Une villa « pieds dans l’eau » sur une plage à Marbella, hors saison. Un gars tendu, qui passe un coup de fil, vautré sur un lit, ou fait nerveusement les cent pas d’une chambre à une terrasse en scrutant l’horizon. La lumière est plutôt froide, il passe du cadre d’une porte à celui d’une fenêtre en grillant cigarette sur cigarette. Il se précipite vers la plage à la rencontre de la noria de zodiacs et de fourgons qui s’y sont donné rendez-vous, assiste au déchargement express de centaines de colis, qui sont illico entreposés dans la villa. Le quidam, c’est Hubert Antoine. Les colis, ce sont des tonnes de drogue qui vont filer vers Paris et Amsterdam. Toute l’opération se déroulant sous la férule de Jacques Billard, superflic et patron de l’OCRTIS (Office central pour la répression du trafic illicite des stupéfiants), qui est à l’origine d’une nouvelle doctrine : partant du principe que, malgré les saisies à répétition, la drogue arrivera toujours, d’une façon ou d’une autre, sur le marché, il fait le pari d’infiltrer, surveiller et remonter les filières pour priver les trafiquants de leurs moyens logistiques – qui seront pour eux beaucoup plus difficiles à reconstituer. Stratégie qui donne des résultats mais demeure difficilement défendable dès lors qu’elle implique de frayer d’un peu près avec les gros bonnets, d’accompagner voir de protéger les acheminements. C’est à la suite d’un contrôle inopiné de véhicules à Paris, au cours duquel quelques tonnes supposément « sous surveillance » sont découvertes, que le système commence à se fissurer et que les enquêtes conjointes de la presse et de la justice se resserrent autour de Jacques Billard.

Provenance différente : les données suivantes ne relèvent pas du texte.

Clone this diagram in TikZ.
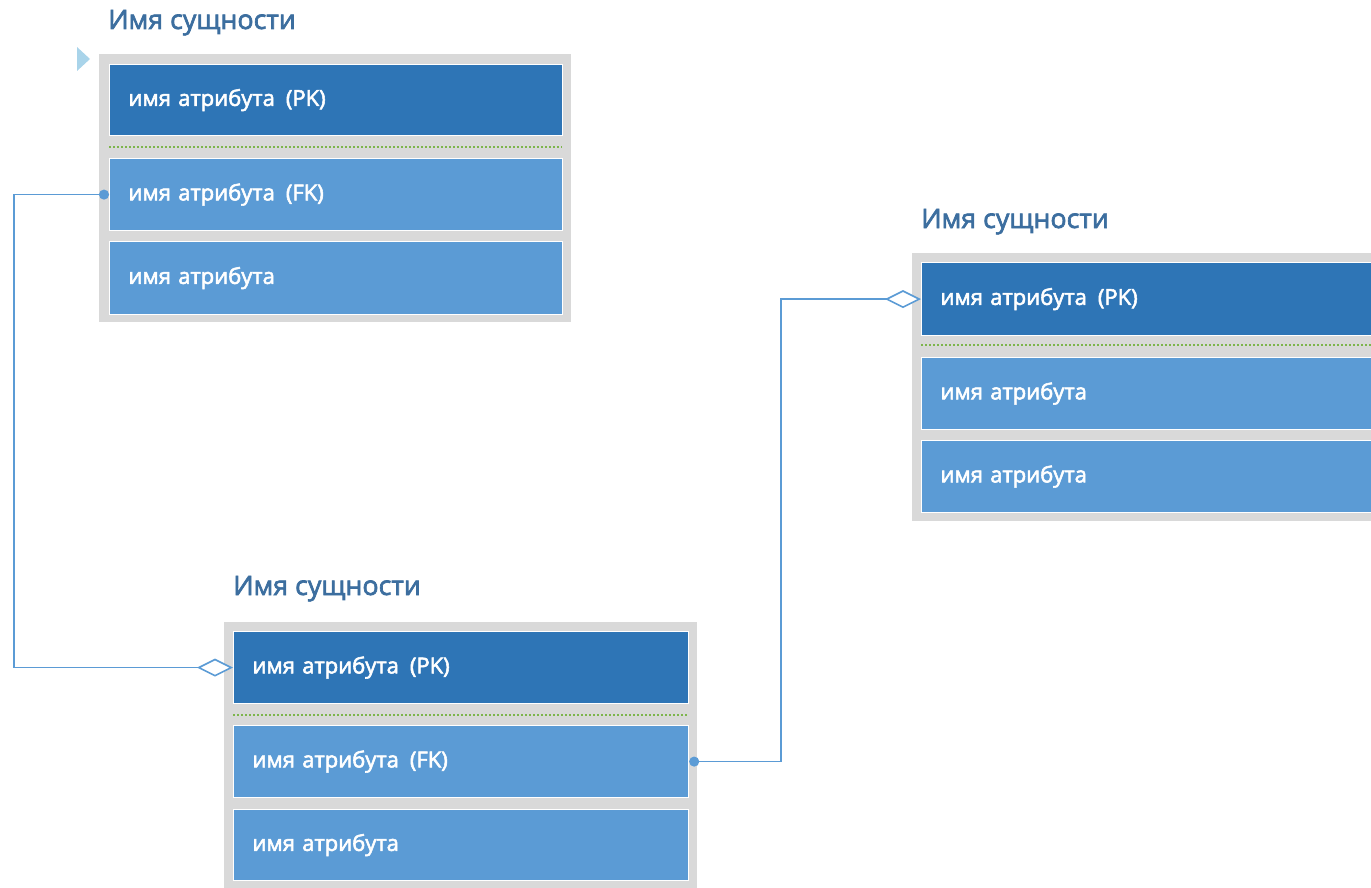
\documentclass[tikz,border=0pt]{standalone}
\usepackage{fontspec}
\setmainfont{Open Sans}
\newfontfamily\semib[FakeBold=2.5]{Open Sans}
\usetikzlibrary{arrows.meta}
\definecolor{pkblue}{HTML}{2E75B6}
\definecolor{atblue}{HTML}{5B9BD5}
\definecolor{framegray}{HTML}{D9D9D9}
\definecolor{titleblue}{HTML}{3C6E9F}
\definecolor{tribl}{HTML}{A9D4EA}
\definecolor{dotgreen}{HTML}{7DB54C}
\definecolor{linkblue}{HTML}{5B9BD5}
\newcommand{\pk}{имя атрибута\hspace{0.5em}(PK)}
\newcommand{\fk}{имя атрибута\hspace{0.5em}(FK)}
\tikzset{
  frame/.style={anchor=north west, fill=framegray, draw=none, inner sep=0pt},
  row/.style={anchor=north west, draw=white, line width=1.2pt, text=white, inner xsep=19pt, inner ysep=0pt,
     text width=415pt, align=left, font=\fontsize{22}{25}\selectfont\semib},
  pkrow/.style={row, fill=pkblue},
  atrow/.style={row, fill=atblue},
  title/.style={anchor=base west, text=titleblue, inner sep=0pt, font=\fontsize{26.8}{30}\selectfont\semib},
  sep/.style={draw=dotgreen, line width=1.4pt, dash pattern=on 2pt off 2pt},
  link/.style={draw=linkblue, line width=1.6pt, {Circle[length=10pt,fill=linkblue]}-{Diamond[open,length=36pt,width=18pt,fill=white]}}
}
\begin{document}
\begin{tikzpicture}[x=1pt,y=-1pt]
\useasboundingbox (0,0) rectangle (1371,888);
\clip (0,0) rectangle (1371,888);
% entity 1
\node[title] (t1) at (108,29) {Имя сущности};
\fill[tribl] (77,47) -- (77,71) -- (90,59) -- cycle;
\node[frame, minimum width=472pt, minimum height=268pt] (f1) at (99,54) {};
\node[pkrow, minimum height=71pt] (e1pk) at (109,64) {\pk};
\draw[sep] (109,147) -- (562,147);
\node[atrow, minimum height=72pt] (e1fk) at (109,158) {\fk};
\node[atrow, minimum height=73pt] (e1at) at (109,241) {имя атрибута};
% entity 2
\node[title] (t2) at (233,595) {Имя сущности};
\node[frame, minimum width=473pt, minimum height=280pt] (f2) at (224,622) {};
\node[pkrow, text width=417pt, minimum height=72pt] (e2pk) at (233,631) {\pk};
\draw[sep] (233,715) -- (688,715);
\node[atrow, text width=417pt, minimum height=72pt] (e2fk) at (233,725) {\fk};
\node[atrow, text width=417pt, minimum height=71pt] (e2at) at (233,809) {имя атрибута};
% entity 3
\node[title] (t3) at (921,228) {Имя сущности};
\node[frame, minimum width=472pt, minimum height=268pt] (f3) at (912,253) {};
\node[pkrow, minimum height=73pt] (e3pk) at (921,262) {\pk};
\draw[sep] (921,345) -- (1374,345);
\node[atrow, minimum height=72pt] (e3a1) at (921,357) {имя атрибута};
\node[atrow, minimum height=72pt] (e3a2) at (921,440) {имя атрибута};
% connectors
\draw[link] (e1fk.west) -- ++(-95,0) coordinate (k1) |- (e2pk.west);
\draw[link] (e2fk.east) -- ++(92,0) coordinate (k2) |- (e3pk.west);
\end{tikzpicture}
\end{document}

Sec, âpre, nerveux, anti-spectatculaire au possible, le film de Thierry de Peretti « d’après une histoire vraie » s’efforce de documenter l’histoire de la façon la plus factuelle possible. Tandis que les investigations de la procureure progressent, Stéphane Vilner, un journaliste de Libération, est contacté par Hubert Antoine (oui, le gars de Marbella du début), ancien agent infiltré de l’Office puis du département de justice américain, et se fait fort de prouver que Billard a transformé l’État en narcotrafiquant. Commence alors un trouble jeu de dupes et de séduction, comme une partie de billard (sic) à double, triple ou quadruple bande, dans lequel chacun semble le jouet ou le manipulateur de l’autre. Aveuglé par la promesse du scoop, le journaliste semble parfois être manipulé par son informateur. Lequel, aussi colérique que lunatique, passablement violent, éventuellement mythomane, pourrait se laisser aveugler par son désir de venger son amitié blessée avec Jacques Billard. Qui lui-même balance entre l’intégrité faite flic et un possible basculement vers le banditisme… Le flou dans lequel les personnages jouent des partitions en permanence faussées est entretenu à merveille par le réalisateur, qui ne prétend à aucun moment apporter de réponse tranchée aux dilemmes politiques et moraux que posent son film. L’État peut-il à bon droit employer des techniques de truands ? Jusqu’où peut aller sa complaisance, pour ne pas dire sa complicité, avec la narco-criminalité ? Bref, comme dit l’autre, « quand on déjeune avec le diable, le manche de la cuillère est-il jamais assez long pour ne pas se compromettre ? »
Le regard de Thierry de Peretti est perçant, et sa mise en scène résolument bluffante. Il parvient, sans effets ni esbroufe, à lier le passé et le présent des différentes histoires jusque dans l’intimité des protagonistes, les différents niveaux de décision et de compréhension, nous guider sans faiblir et sans nous perdre dans les méandres de mécanismes poisseux. Le résultat est aussi inconfortable que passionnant. On est par ailleurs enthousiasmé par un casting en tous points impeccable, au diapason du film, emmené par un tandem (Roschdy Zem, Pio Marmaï) époustouflant.